Como se vê, o “céu é o limite” para a atividade de compliance, mas o que deve ser o mais importante nesta seara além da prevenção de litígios e autuações é a preocupação constante que o advogado deve ter com a imagem da pessoa jurídica, já que a reputação de uma corporação e de seu corpo de sócios e diretores está intimamente ligada com sua valorização perante o mercado, ainda que este mercado não seja o de ações, mas tão somente o da opinião pública.
A elaboração de um “Código de Conduta” no ambiente corporativo, aplicação de boas práticas de Governança Corporativa e a criação de canais internos de denúncias são, dentre dezenas, exemplos práticos na tarefa do profissional de compliance a fim de prevenir hipóteses onde o “esquecimento digital” poderá macular a imagem da empresa.

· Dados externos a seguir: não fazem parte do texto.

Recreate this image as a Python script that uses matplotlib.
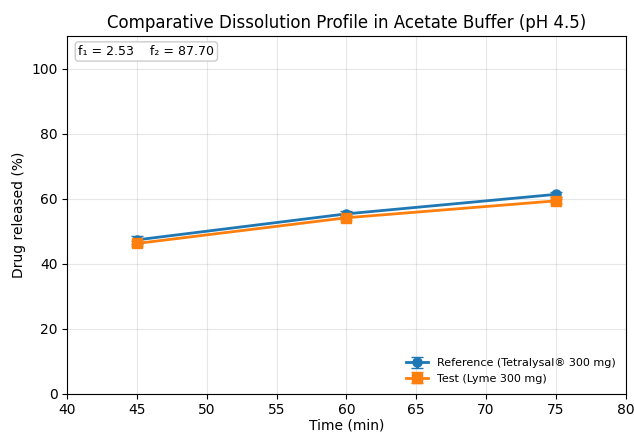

Portanto, não há de fato uma consolidação da jurisprudência acerca do tema “esquecimento digital”, cabendo ao especialista em compliance demonstrar aos diretores os arriscados caminhos percorridos pela empresa e por eles mesmos, pois uma vez ultrapassados certos limites, dificilmente as informações disponíveis publicamente no seio da Internet poderão ser eliminadas, podendo causar prejuízos devastadores à reputação arduamente construída pela empresa.

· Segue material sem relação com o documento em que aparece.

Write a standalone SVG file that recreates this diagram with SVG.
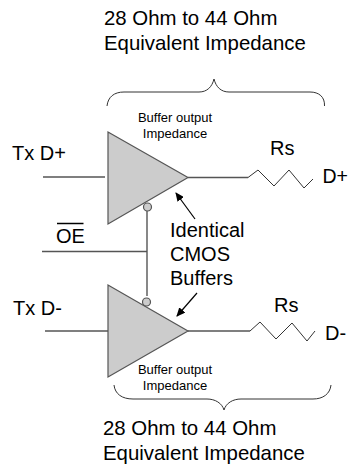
<svg xmlns="http://www.w3.org/2000/svg" width="348" height="468" viewBox="0 0 348 468">
<style>
text{font-family:"Liberation Sans",Arial,sans-serif;fill:#000}
.big{font-size:20.4px}
.mid{font-size:20px}
.small{font-size:13px;text-anchor:middle}
.ln{fill:none;stroke:#555;stroke-width:1.4}
.thin{fill:none;stroke:#333;stroke-width:1}
.tri{fill:#ccc;stroke:#555;stroke-width:1.2}
.bub{fill:#ccc;stroke:#555;stroke-width:1.2}
</style>
<defs>
<marker id="ah" markerWidth="9" markerHeight="8" refX="8" refY="4" orient="auto" markerUnits="userSpaceOnUse"><path d="M0 0L9 4L0 8Z" fill="#000"/></marker>
</defs>
<rect width="348" height="468" fill="#fff"/>
<g id="connectors">
<path class="ln" d="M43 177H105"/>
<path class="ln" d="M42 251.500H147"/>
<path class="ln" d="M147 211V296"/>
<path class="ln" d="M45 331H108"/>
<path class="ln" d="M188 177.500H248"/>
<path class="ln" d="M188 331H250"/>
<path class="thin" d="M248 177.500L258 170L274 186L289 170L304 188L313 179"/>
<path class="thin" d="M250 331L260 322L276 339L292 323L307 341L315 331"/>
<path d="M195 219L176 193" fill="none" stroke="#000" stroke-width="1.200" marker-end="url(#ah)"/>
<path d="M197 293L177 316" fill="none" stroke="#000" stroke-width="1.200" marker-end="url(#ah)"/>
</g>
<g id="brace-top"><path class="thin" d="M107 106C108 97 114 92 124 92H199C207 92 212 87 214 79C216 87 221 92 229 92H310C319 92 325 97 324.500 106"/></g>
<g id="brace-bottom"><path class="thin" d="M114 385C115 394 122 399 133 399H207C215 399 222 403 224 410C226 403 233 399 241 399H313C323 399 330 394 331 385"/></g>
<g id="buffer-top"><path class="tri" d="M108 132V224L188 177.500Z"/><circle class="bub" cx="147.500" cy="207" r="4"/></g>
<g id="buffer-bottom"><path class="tri" d="M108 285V377L188 331Z"/><circle class="bub" cx="146.500" cy="302" r="4"/></g>
<g id="title-top"><text class="big" x="104" y="25">28 Ohm to 44 Ohm</text><text class="big" x="104" y="50">Equivalent Impedance</text></g>
<g id="title-bottom"><text class="big" x="103" y="435">28 Ohm to 44 Ohm</text><text class="big" x="103" y="460">Equivalent Impedance</text></g>
<g id="impedance-top"><text class="small" x="175" y="122">Buffer output</text><text class="small" x="175" y="138">Impedance</text></g>
<g id="impedance-bottom"><text class="small" x="175" y="374">Buffer output</text><text class="small" x="175" y="390">Impedance</text></g>
<g id="label-txp"><text class="mid" x="12" y="160">Tx D+</text></g>
<g id="label-txm"><text class="mid" x="13" y="315">Tx D-</text></g>
<g id="label-oe"><text class="mid" x="56" y="243">OE</text><path d="M57 223.500H83.500" stroke="#000" stroke-width="1.500" fill="none"/></g>
<g id="label-rs1"><text class="mid" x="270" y="155">Rs</text></g>
<g id="label-rs2"><text class="mid" x="274" y="312">Rs</text></g>
<g id="label-dp"><text x="322.500" y="183" font-size="19.500">D+</text></g>
<g id="label-dm"><text class="mid" x="325" y="340">D-</text></g>
<g id="label-cmos"><text class="mid" x="170" y="237">Identical</text><text class="mid" x="170" y="261">CMOS</text><text class="mid" x="170" y="285">Buffers</text></g>
</svg>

Na era da informação, uma coisa é patente: escândalos empresariais têm largos espaços nos veículos de comunicação, o que nos leva a reformular leis e, sobretudo, hábitos. A integridade e a transparência devem ser incorporadas ao caráter – das pessoas, do cidadão e da empresa. Somente tendo especial cuidado consegue-se preservar o patrimônio moral das empresas.
Portanto, é inegável que a tarefa do compliance é árdua, já que não se trata, apenas, de tarefa jurídica, mas um trabalho que envolve aspectos como marketing, estratégia, relações interpessoais e, principalmente, visão global sobre os caminhos tomados pela empresa que poderão impactar sua imagem e de seus executivos no futuro.